06/10/2005

Laissons place aux textes un peu.

Des rais de lumière rendent visibles un gris qui est intrus dans l’air. De plus en plus, cette couleur s’intensifie et semble presque palpable. Cette substance légère devient un mur qui obstrue ma vision. Il s’apparente bientôt à un linge léger qui dévoile des formes floues derrière lui. Il se déchire lentement sans heurt. Ses lambeaux forment des animaux fantasmagoriques aux contours sans cesse changeants. Oiseaux majestueux qui dévoilent leurs ailes dans un pur silence, dragons crachant du feu sans chaleur dans ce ciel aux nuages de fumée que je dissipe dans un souffle. L’odeur de tabac est le souvenir de cet instant éphémère et me prouve que je n’ai pas rêvé ces métamorphoses comme Maupassant n’a pas rêvé son Horla.



Le saké est de mauvais goût aujourd’hui. Le liquide, habituellement chaud et agréable comme du lait, est froid, même à la température de mon corps.

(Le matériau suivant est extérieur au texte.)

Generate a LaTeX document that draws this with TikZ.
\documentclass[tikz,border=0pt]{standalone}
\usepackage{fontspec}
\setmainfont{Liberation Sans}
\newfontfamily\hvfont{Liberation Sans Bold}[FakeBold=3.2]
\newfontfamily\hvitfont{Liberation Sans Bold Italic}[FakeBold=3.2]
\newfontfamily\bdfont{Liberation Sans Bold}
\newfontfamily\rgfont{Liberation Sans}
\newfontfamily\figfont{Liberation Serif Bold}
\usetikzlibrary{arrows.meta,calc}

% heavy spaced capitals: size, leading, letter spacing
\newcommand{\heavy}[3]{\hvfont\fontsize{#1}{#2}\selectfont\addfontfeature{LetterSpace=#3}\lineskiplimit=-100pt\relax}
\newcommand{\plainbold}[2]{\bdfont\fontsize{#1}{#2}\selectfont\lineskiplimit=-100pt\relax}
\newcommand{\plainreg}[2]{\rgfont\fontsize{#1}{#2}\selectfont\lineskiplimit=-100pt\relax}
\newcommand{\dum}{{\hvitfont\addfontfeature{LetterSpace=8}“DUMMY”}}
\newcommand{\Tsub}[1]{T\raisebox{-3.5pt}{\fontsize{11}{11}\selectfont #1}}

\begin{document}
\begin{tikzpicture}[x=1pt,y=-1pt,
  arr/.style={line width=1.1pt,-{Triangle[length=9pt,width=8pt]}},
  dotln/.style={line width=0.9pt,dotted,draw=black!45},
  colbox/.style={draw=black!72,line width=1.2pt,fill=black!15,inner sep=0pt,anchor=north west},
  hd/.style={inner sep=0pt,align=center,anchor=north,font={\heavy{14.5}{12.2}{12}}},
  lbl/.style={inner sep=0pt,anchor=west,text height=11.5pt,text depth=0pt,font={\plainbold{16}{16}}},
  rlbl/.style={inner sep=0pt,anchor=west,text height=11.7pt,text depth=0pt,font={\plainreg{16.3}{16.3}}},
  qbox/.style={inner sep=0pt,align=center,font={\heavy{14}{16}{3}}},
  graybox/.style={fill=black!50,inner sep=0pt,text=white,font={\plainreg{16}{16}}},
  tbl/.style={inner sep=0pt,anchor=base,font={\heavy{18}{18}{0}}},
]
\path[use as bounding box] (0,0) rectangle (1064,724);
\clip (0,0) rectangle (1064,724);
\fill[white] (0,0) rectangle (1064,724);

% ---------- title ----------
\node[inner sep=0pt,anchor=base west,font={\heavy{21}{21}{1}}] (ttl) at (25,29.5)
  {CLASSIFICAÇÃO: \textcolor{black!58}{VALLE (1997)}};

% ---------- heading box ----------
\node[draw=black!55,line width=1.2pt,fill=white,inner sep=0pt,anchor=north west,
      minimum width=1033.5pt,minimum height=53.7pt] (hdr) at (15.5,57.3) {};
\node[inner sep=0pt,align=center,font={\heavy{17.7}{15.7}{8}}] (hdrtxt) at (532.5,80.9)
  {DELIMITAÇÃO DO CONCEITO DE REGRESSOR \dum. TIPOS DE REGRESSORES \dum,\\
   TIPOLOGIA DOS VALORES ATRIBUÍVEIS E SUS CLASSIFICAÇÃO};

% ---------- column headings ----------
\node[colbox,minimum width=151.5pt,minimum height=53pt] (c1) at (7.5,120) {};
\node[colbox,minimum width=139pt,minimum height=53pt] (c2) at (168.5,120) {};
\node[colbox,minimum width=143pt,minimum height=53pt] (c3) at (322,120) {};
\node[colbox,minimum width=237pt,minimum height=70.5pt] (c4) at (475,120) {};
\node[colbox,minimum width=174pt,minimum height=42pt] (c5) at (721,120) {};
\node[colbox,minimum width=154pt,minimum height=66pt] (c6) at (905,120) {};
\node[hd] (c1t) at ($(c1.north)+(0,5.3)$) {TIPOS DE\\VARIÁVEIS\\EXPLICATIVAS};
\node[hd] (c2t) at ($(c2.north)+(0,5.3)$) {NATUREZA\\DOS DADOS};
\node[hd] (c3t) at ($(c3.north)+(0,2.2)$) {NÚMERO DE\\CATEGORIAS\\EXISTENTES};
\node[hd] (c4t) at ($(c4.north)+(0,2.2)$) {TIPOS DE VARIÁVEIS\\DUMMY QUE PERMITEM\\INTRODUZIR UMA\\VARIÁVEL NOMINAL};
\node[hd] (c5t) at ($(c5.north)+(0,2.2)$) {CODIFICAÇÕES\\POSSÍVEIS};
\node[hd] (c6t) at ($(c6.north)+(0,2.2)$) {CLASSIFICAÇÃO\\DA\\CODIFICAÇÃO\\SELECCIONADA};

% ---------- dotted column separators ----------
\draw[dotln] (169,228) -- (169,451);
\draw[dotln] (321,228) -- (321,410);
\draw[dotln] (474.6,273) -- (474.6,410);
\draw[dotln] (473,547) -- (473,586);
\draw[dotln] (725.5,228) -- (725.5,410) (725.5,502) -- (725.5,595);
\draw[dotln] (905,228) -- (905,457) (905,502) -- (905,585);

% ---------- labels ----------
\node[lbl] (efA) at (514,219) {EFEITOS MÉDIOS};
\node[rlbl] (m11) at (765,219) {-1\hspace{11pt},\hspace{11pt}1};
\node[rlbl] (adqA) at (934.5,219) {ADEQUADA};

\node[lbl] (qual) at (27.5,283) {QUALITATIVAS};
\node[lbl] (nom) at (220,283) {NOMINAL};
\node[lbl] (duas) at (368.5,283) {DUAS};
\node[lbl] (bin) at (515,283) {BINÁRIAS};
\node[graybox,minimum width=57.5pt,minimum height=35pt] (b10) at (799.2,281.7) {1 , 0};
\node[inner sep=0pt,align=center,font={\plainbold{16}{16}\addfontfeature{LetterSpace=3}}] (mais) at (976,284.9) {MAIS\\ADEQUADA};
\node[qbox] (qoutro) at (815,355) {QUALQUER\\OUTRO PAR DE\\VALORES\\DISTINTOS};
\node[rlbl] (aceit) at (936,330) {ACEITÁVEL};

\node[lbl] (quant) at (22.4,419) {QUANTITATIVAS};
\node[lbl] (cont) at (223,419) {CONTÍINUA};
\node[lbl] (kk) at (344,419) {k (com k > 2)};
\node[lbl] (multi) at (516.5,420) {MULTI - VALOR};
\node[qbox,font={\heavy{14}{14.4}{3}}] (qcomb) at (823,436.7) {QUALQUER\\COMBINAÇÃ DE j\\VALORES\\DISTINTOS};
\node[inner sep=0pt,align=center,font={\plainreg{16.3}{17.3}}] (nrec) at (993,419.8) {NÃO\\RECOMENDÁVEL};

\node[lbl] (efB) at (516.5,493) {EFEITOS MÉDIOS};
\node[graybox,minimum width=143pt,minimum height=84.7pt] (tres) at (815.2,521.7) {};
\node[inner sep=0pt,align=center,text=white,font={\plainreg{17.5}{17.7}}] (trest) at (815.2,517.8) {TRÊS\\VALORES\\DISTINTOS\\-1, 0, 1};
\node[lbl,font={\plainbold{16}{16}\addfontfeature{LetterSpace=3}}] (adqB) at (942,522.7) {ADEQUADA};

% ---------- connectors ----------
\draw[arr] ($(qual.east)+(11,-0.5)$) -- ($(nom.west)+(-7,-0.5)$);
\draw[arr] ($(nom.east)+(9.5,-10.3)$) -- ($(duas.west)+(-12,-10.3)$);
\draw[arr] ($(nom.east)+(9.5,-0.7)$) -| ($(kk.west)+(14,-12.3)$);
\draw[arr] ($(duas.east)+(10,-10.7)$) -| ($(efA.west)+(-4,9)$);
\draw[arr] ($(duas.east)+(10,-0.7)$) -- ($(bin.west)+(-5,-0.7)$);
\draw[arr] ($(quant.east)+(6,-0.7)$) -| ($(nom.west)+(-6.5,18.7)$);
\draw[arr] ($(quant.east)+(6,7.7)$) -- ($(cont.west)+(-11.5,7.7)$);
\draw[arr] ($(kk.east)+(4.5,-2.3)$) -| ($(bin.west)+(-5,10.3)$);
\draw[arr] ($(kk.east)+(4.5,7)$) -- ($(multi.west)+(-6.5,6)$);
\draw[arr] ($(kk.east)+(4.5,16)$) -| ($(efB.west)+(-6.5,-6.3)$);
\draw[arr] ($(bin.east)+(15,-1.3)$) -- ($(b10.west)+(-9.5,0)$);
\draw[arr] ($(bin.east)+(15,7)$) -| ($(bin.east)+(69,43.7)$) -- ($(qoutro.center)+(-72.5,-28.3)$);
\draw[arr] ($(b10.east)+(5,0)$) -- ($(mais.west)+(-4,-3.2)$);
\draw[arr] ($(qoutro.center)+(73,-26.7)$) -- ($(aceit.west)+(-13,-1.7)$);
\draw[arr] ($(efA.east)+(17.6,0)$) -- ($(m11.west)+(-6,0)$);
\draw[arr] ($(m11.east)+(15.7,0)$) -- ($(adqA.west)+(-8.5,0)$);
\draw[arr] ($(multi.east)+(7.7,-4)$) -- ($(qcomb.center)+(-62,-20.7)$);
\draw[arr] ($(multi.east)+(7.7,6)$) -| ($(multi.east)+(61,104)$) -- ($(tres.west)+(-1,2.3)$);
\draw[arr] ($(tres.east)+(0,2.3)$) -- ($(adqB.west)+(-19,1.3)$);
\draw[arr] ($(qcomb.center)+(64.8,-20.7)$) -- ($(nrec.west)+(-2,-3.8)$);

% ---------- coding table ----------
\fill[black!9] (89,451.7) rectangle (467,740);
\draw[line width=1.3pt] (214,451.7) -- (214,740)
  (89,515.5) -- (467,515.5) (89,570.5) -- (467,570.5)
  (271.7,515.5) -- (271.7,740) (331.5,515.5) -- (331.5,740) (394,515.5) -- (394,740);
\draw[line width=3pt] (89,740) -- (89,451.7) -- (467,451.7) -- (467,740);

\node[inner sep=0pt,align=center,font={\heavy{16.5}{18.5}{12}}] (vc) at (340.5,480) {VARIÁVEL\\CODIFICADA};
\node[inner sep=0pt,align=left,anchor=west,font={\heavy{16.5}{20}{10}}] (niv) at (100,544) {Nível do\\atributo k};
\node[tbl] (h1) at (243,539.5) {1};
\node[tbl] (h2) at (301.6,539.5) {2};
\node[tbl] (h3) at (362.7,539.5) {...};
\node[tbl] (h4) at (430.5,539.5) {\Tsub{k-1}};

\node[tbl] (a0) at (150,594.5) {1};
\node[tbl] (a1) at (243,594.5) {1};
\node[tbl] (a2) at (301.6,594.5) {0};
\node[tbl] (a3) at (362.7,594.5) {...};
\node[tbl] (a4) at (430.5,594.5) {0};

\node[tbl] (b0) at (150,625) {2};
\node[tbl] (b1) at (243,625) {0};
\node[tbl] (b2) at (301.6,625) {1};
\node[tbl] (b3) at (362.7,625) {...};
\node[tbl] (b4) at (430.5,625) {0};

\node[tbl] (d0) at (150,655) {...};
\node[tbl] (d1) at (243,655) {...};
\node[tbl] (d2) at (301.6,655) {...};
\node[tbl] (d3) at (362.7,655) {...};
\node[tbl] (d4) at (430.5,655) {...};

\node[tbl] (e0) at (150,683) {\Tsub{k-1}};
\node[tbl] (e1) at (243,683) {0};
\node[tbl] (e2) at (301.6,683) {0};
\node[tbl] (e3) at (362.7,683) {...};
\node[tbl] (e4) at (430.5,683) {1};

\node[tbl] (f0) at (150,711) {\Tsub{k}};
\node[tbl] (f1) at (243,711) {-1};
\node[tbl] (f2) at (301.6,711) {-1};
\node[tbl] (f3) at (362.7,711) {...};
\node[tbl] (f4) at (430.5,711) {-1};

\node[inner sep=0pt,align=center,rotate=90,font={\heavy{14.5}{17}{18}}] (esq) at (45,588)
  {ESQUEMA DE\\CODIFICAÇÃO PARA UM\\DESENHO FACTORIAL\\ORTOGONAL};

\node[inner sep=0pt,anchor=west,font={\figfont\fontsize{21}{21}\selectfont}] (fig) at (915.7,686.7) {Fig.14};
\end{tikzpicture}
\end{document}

Il s’écoule rapidement, jusqu’au cœur et le gèle. Celui-ci brûle dans un ultime soubresaut d’orgueil. Je ne l’entends plus dans son apathie. Je ne veux même pas écouter ses derniers mots. Le saké est de mauvais goût ce soir. S’étant chauffé auprès de mon cœur, il brûle mes entrailles et les tord en tous sens. Je le contiens tant bien que mal, pour cette douleur qu’il m’apporte et me fait me sentir vivant, étant donné que mon palpitant n’opère plus aucun mouvement. Des entrailles, il rebrousse chemin. Il monte à la tête, devient le seul occupant de cette cavité qu’il creuse. Il creuse et creuse. Si profondément, jusqu’à mon âme. Acculé jusque là par mon ennemi, je me livre. Le voilà qu’il sait tout de moi, Le voilà qu’il boit mes paroles, le voilà. Du coin le plus sombre de mon âme, endroit que je ne soupçonnais même pas d’exister, j’entends quelques notes s’assembler pour se fondre en une mélodie. Elle ranime mon cœur en même temps qu’elle soigne mes douleurs. Le saké coule encore, redevenu chaud et agréable. Il est de bon goût cette nuit et me fait coucher l’esprit plus léger.